At Gwangjang Market, look for stalls with a handwritten sign that says “원조” (won-jo) — it means “original” or “the real one.” These are almost always the oldest family-run stalls with the most consistent quality. Also, the mayak gimbap (so-called “narcotic rice rolls”) vendor near the center aisle sells six pieces for just ₩3,000 (~$2.25) — dip them in the mustard-soy sauce provided, and you’ll understand the nickname immediately.

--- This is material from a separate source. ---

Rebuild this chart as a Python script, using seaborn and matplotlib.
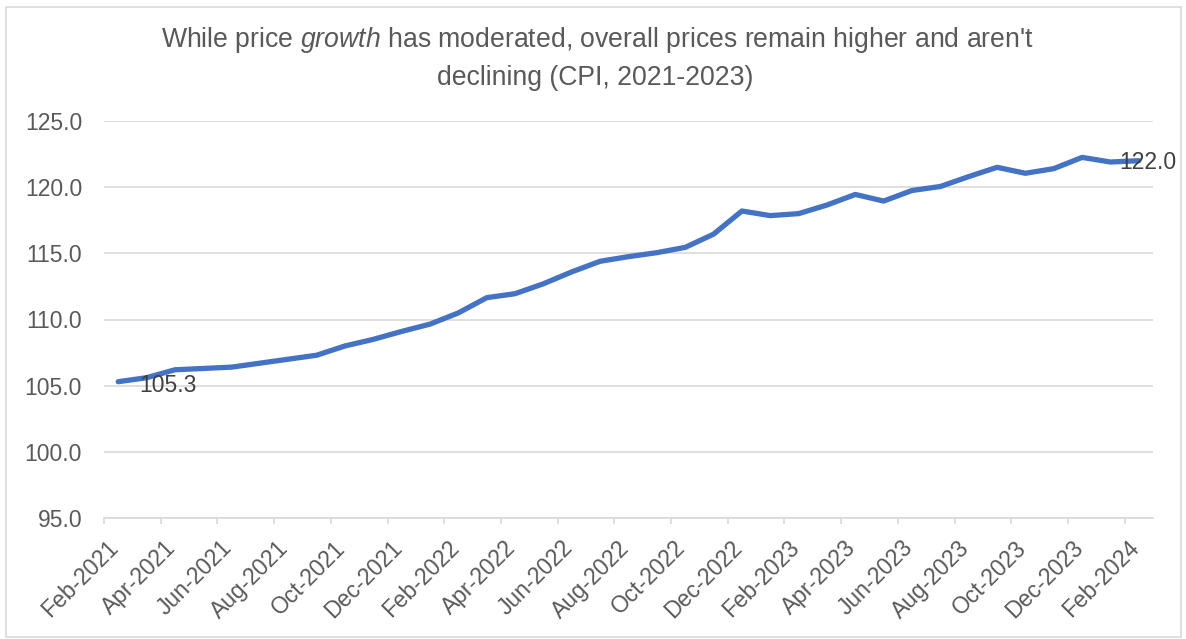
import numpy as np
import pandas as pd
import matplotlib
matplotlib.use("Agg")
import matplotlib.pyplot as plt
import matplotlib.transforms as mtransforms
from matplotlib.patches import Rectangle
import seaborn as sns

# ---- data ----
months = pd.date_range("2021-02-01", periods=37, freq="MS").strftime("%b-%Y").tolist()
cpi = [105.3, 105.6, 106.2, 106.3, 106.4, 106.7, 107.0, 107.3, 108.0, 108.5,
       109.1, 109.65, 110.5, 111.65, 111.95, 112.7, 113.6, 114.4, 114.75, 115.05,
       115.45, 116.45, 118.2, 117.85, 118.0, 118.65, 119.45, 118.95, 119.75, 120.05,
       120.8, 121.5, 121.05, 121.4, 122.25, 121.9, 122.0]
tick_labels = ["Feb-2021", "Apr-2021", "Jun-2021", "Aug-2021", "Oct-2021", "Dec-2021",
               "Feb-2022", "Apr-2022", "Jun-2022", "Aug-2022", "Oct-2022", "Dec-2022",
               "Feb-2023", "Apr-2023", "Jun-2023", "Aug-2023", "Oct-2023", "Dec-2023",
               "Feb-2024"]
y_ticks = [95.0, 100.0, 105.0, 110.0, 115.0, 120.0, 125.0]
title_line1 = r"While price $\mathit{growth}$ has moderated, overall prices remain higher and aren't"
title_line2 = "declining (CPI, 2021-2023)"

df = pd.DataFrame({"month": months, "idx": np.arange(len(cpi)), "cpi": cpi})

sns.set_theme(style="white")
plt.rcParams["font.family"] = ["Liberation Sans", "DejaVu Sans"]
plt.rcParams["mathtext.fontset"] = "custom"
plt.rcParams["mathtext.rm"] = "Liberation Sans"
plt.rcParams["mathtext.it"] = "Liberation Sans:italic"

W, H = 1186, 639
fig = plt.figure(figsize=(W / 100, H / 100), dpi=100)
left, right, top, bottom = 104, 1153, 121, 518
ax = fig.add_axes([left / W, 1 - bottom / H, (right - left) / W, (bottom - top) / H])

grid_c = "#d9d9d9"
txt_c = "#595959"
fs = 16.5

sns.lineplot(data=df, x="idx", y="cpi", ax=ax, color="#4472C4", linewidth=3.8,
             solid_joinstyle="round", solid_capstyle="round", zorder=3)

ax.set_xlim(-0.5, len(cpi) - 0.5)
ax.set_ylim(95, 125)
ax.set_xlabel("")
ax.set_ylabel("")

ax.set_yticks(y_ticks)
ax.set_yticklabels([f"{v:.1f}" for v in y_ticks], fontsize=fs, color=txt_c)
ax.tick_params(axis="y", length=0, pad=15.8)
ax.yaxis.grid(True, color=grid_c, linewidth=1.2)
ax.xaxis.grid(False)

major_x = np.arange(0, len(cpi), 2)
ax.set_xticks(major_x)
ax.set_xticklabels(tick_labels, fontsize=fs, color=txt_c, rotation=45,
                   ha="right", va="center", rotation_mode="anchor")
ax.set_xticks(major_x - 0.5, minor=True)
ax.tick_params(axis="x", which="major", length=0, pad=19)
ax.tick_params(axis="x", which="minor", length=4.3, width=1.2, color=grid_c,
               direction="out", bottom=True)
offset = mtransforms.ScaledTranslation(-3 / 100, 0, fig.dpi_scale_trans)
for lab in ax.get_xticklabels():
    lab.set_transform(lab.get_transform() + offset)

for s in ["top", "right", "left"]:
    ax.spines[s].set_visible(False)
ax.spines["bottom"].set_color(grid_c)
ax.spines["bottom"].set_linewidth(1.2)

# data labels
ax.annotate(f"{cpi[0]:.1f}", xy=(0, cpi[0]), xytext=(21, -10),
            textcoords="offset pixels", ha="left", va="baseline",
            fontsize=fs, color="#404040", zorder=4)
ax.annotate(f"{cpi[-1]:.1f}", xy=(len(cpi) - 1, cpi[-1]), xytext=(-20, -8.5),
            textcoords="offset pixels", ha="left", va="baseline",
            fontsize=fs, color="#404040", zorder=4)

# title
fig.text(597 / W, 1 - 47 / H, title_line1, ha="center", va="baseline",
         fontsize=19.2, color=txt_c)
fig.text(595 / W, 1 - 85 / H, title_line2, ha="center", va="baseline",
         fontsize=19.2, color=txt_c)

# chart border
fig.patches.append(Rectangle((5.5 / W, 1 - 637 / H), (1181 - 5.5) / W, (637 - 6.5) / H,
                             transform=fig.transFigure, fill=False,
                             edgecolor=grid_c, linewidth=1.2))

fig.savefig("out.png", dpi=100)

Regional Night Markets Locals Are Fiercely Proud Of
Seoul gets all the attention, but honestly some of the best Korean night market eating happens in cities where tourists rarely think to go. Busan’s Bupyeong Kkangtong Market (깡통시장) near Nampo Station on Line 1, Exit 7, comes alive at dusk with a maze of pojangmacha tents — those beloved orange-tarp covered street stalls — dishing out raw oysters with gochujang for ₩5,000 (~$3.75), grilled eel skewers, and a particularly excellent version of tteokbokki made with a thicker, chewier rice cake than you’ll find in Seoul. Locals here are fiercely loyal to their neighborhood vendor and will openly debate whose dakgalbi is superior while eating standing up. Down in Jeonju, the night market that runs along the edge of Hanok Village near Gyeonggijeon Shrine pulls in a Jeolla-province crowd who know their food with a scholar’s seriousness — here you eat jeon (savory pancakes) so packed with green onion and kimchi that grease runs down your wrist, and nobody minds. Jeonju’s makgeolli is served in a brass bowl, always refilled once for free, and the whole spread often costs under ₩15,000 (~$11) per person including drinks. That ratio of quality to price is something I genuinely haven’t found anywhere else on earth.